Ромео едва не плакал от досады. Но ему было велено не канючить. Поэтому он глотал колкие злые слезы и исподлобья глядел на Мэйза.
Тот на мгновение забылся и откинулся на спинку стула. Тут же лицо его исказилось, и он не сдержал болезненного стона.
– О-о, черт!
Ромео испугался за Мэйза и… вдруг опомнился. В его голове как будто прояснилось. Приступ бешенства улетучился, как не бывало.
– Тебе больно…
– Да, мне больно! – воскликнул Доминик, вскочив из-за стола. – Моя боль это, конечно, полная фигня по сравнению с твоей! Но твой синяк на душе, по крайней мере, не мешает сидеть! Это меня изводит! Боли много, толку – ноль. Я готов чувствовать себя инвалидом только за хороший шрам. Но уж никак не за синяк на заднице! Готов поклясться, Ромео, ты поедешь в свой чертов городишко, но когда я тебе скажу. А скажу, когда увижу, что твой синяк на душе рассосался и оставил только благородный шрам. Вот, как я красиво сказал! Пойду, попрошу Камелию намазать эту дрянь какой-нибудь мазью. Черт!

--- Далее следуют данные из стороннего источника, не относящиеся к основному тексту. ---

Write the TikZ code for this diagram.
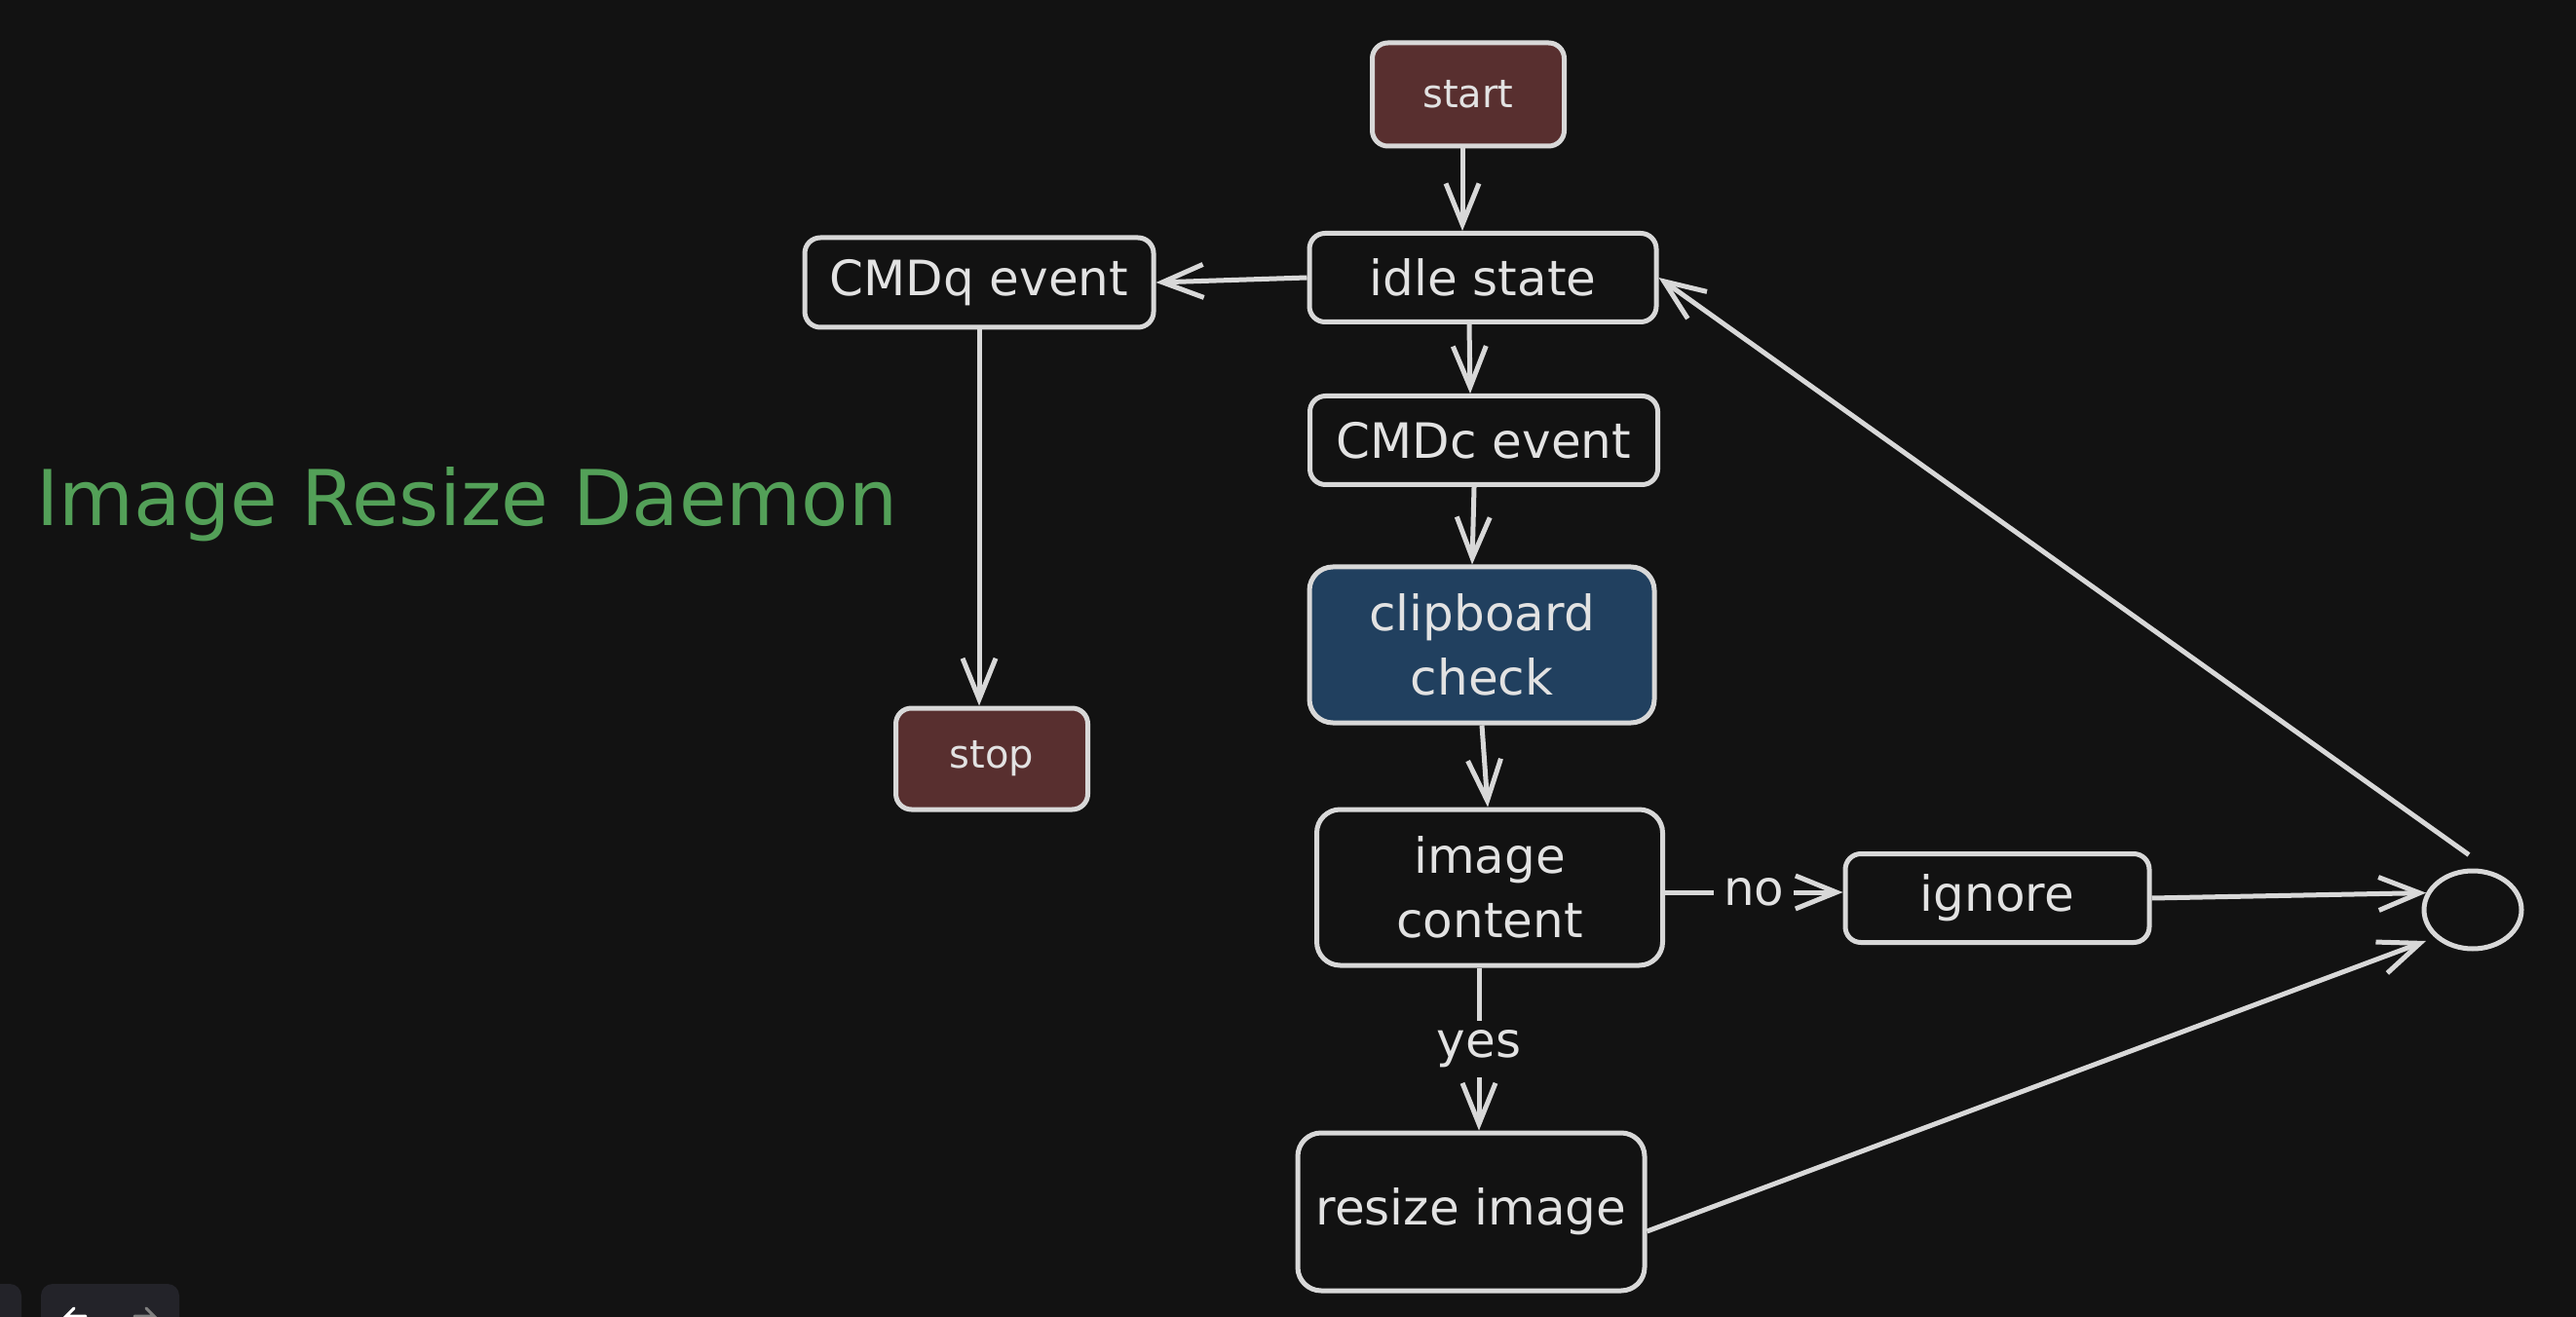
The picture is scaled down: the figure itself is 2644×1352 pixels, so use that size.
\documentclass[tikz,border=0pt]{standalone}
\usepackage{fontspec}
\setmainfont{DejaVu Sans}
\usetikzlibrary{arrows.meta,shapes.geometric}
\definecolor{bg}{HTML}{121212}
\definecolor{ink}{HTML}{D8D8D8}
\definecolor{txt}{HTML}{E2E2E2}
\definecolor{redfill}{HTML}{582F2F}
\definecolor{bluefill}{HTML}{21405F}
\definecolor{titlegreen}{HTML}{53A058}
\definecolor{toolbar}{HTML}{232329}
\begin{document}
\begin{tikzpicture}[x=0.5pt,y=-0.5pt,
  box/.style={draw=ink, line width=2.5pt, rounded corners=8pt, text=txt,
    font=\fontsize{25}{33}\selectfont, align=center, inner sep=0pt},
  smallbox/.style={box, fill=redfill, font=\fontsize{20}{24}\selectfont},
  bigbox/.style={box, rounded corners=12pt},
  conn/.style={draw=ink, line width=2.5pt, -{Straight Barb[length=21pt,width=17pt,line width=2.5pt]}},
  lbl/.style={text=txt, font=\fontsize{25}{30}\selectfont, fill=bg, inner sep=5pt}
]
\useasboundingbox (0,0) rectangle (2644,1352);
\clip (0,0) rectangle (2644,1352);
\fill[bg] (0,0) rectangle (2644,1352);

% toolbar remnants
\fill[toolbar, rounded corners=6pt] (-40,1318) rectangle (22,1400);
\fill[toolbar, rounded corners=6pt] (42,1318) rectangle (184,1400);
\draw[white, line width=1.5pt, line cap=round] (76,1343) -- (68,1351) -- (88,1351);
\draw[gray, line width=1.5pt, line cap=round] (150,1343) -- (158,1351) -- (138,1351);

% title
\node[anchor=base west, text=titlegreen, font=\fontsize{39.5}{42}\selectfont, inner sep=0pt] (title) at (37,539) {Image Resize Daemon};

% nodes
\node[smallbox, minimum width=98.5pt, minimum height=53pt] (start) at (1507,97) {start};
\node[box, minimum width=178pt, minimum height=45.5pt] (idle) at (1522,285) {idle state};
\node[box, minimum width=179pt, minimum height=46pt] (cmdq) at (1005,290) {CMDq event};
\node[box, minimum width=178.5pt, minimum height=45.5pt] (cmdc) at (1523,452) {CMDc event};
\node[bigbox, fill=bluefill, minimum width=177pt, minimum height=80pt] (clip) at (1521,662) {clipboard\\check};
\node[bigbox, minimum width=177.5pt, minimum height=80pt] (img) at (1529,911) {image\\content};
\node[box, minimum width=156pt, minimum height=45.5pt] (ignore) at (2050,922) {ignore};
\node[bigbox, minimum width=178pt, minimum height=81pt] (resize) at (1510,1244) {resize image};
\node[smallbox, minimum width=98.5pt, minimum height=52pt] (stop) at (1018,779) {stop};
\node[draw=ink, line width=2.5pt, ellipse, minimum width=50pt, minimum height=40pt, inner sep=0pt] (merge) at (2538,934) {};

% connectors
\draw[conn] ([xshift=-3pt]start.south) -- ([xshift=-3pt]start.south |- idle.north);
\draw[conn] (idle.west) -- (cmdq.east);
\draw[conn] ([xshift=-7pt]idle.south) -- ([xshift=-7pt]cmdc.north);
\draw[conn] ([xshift=-5pt]cmdc.south) -- ([xshift=-5pt]clip.north);
\draw[conn] (clip.south) -- ([xshift=-1pt]img.north);
\draw[conn] ([yshift=-2.5pt]img.east) -- node[lbl] (nolbl) {no} ([yshift=3pt]ignore.west);
\draw[conn] ([xshift=-5.5pt]img.south) -- node[lbl] (yeslbl) {yes} ([xshift=4pt]resize.north);
\draw[conn] (ignore.east) -- (merge.160);
\draw[conn] ([yshift=-10pt]resize.east) -- ([shift={(-24pt,-16pt)}]merge.center);
\draw[conn] ([shift={(-2pt,7pt)}]merge.north) -- (idle.east);
\draw[conn] (cmdq.south) -- (cmdq.south |- stop.north);
\end{tikzpicture}
\end{document}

«Интересно, – подумал Ромео, – это была случайная вспышка раздражения, или же некий психологический прием, чтобы отключить меня от моих проблем?» По большому счету, не столь важно. В любом случае, это сработало. Битва внутри Ромео была подавлена, и поверхность души покрыло временное спокойствие. Сейчас Ромео мог позволить себе пойти в бассейн и просто поплавать в свое удовольствие.
В прохладной воде он уже совсем успокоился и пришел к выводу, что Доминик, как всегда, совершенно прав. Ромео следовало поехать в город через время. Может, через месяц. Может, даже лучше дождаться, пока будет опубликована первая книга. Тогда он приедет уже звездой, а не безымянным студентом. Тогда он сможет снять квартиру, съехать из дома Мэйза, может быть даже перевезти в новую квартиру мать. Если она добьется его прощения, конечно. Все это было совсем не за горами.
Ромео представил себе, как едет на своем синем Купере по улицам, а люди приветствуют его восторженными возгласами, бегут за ним с экземплярами книги и просят поставить автограф. Как в ресторанах и ночных клубах его приветствуют «Мистер Дэниелс» и сразу предлагают особые места. Как с гордостью будет смотреть на него Роуд. И Лайза, сучка чертова, будет ластиться к нему. А он даст ей от ворот поворот. И Люциус…. о нем Ромео, впрочем, даже думать не хотел. «Главное – никогда не увидеть их рядом,…маму и его…ни за что!»
Кстати, можно будет забрать Купер сюда. Он по нему здорово соскучился. Уж на его машине намного приятнее ездить, чем на мотоцикле. Так просто спину не отобьешь. Между прочим, касаемо спины… Что это за странные разговоры у Мэйза про шрамы? Неужели он нарочно старается уродовать свое тело? Зачем? Ромео вспомнил рассеченную бровь Доминика, несколько мелких шрамов от швов у рта, на щеке и на виске. Невольно, перед его глазами возникло лицо Люциуса и его уродливый толстый рубец через все лицо. Ромео мысленно плюнул и вылез из воды.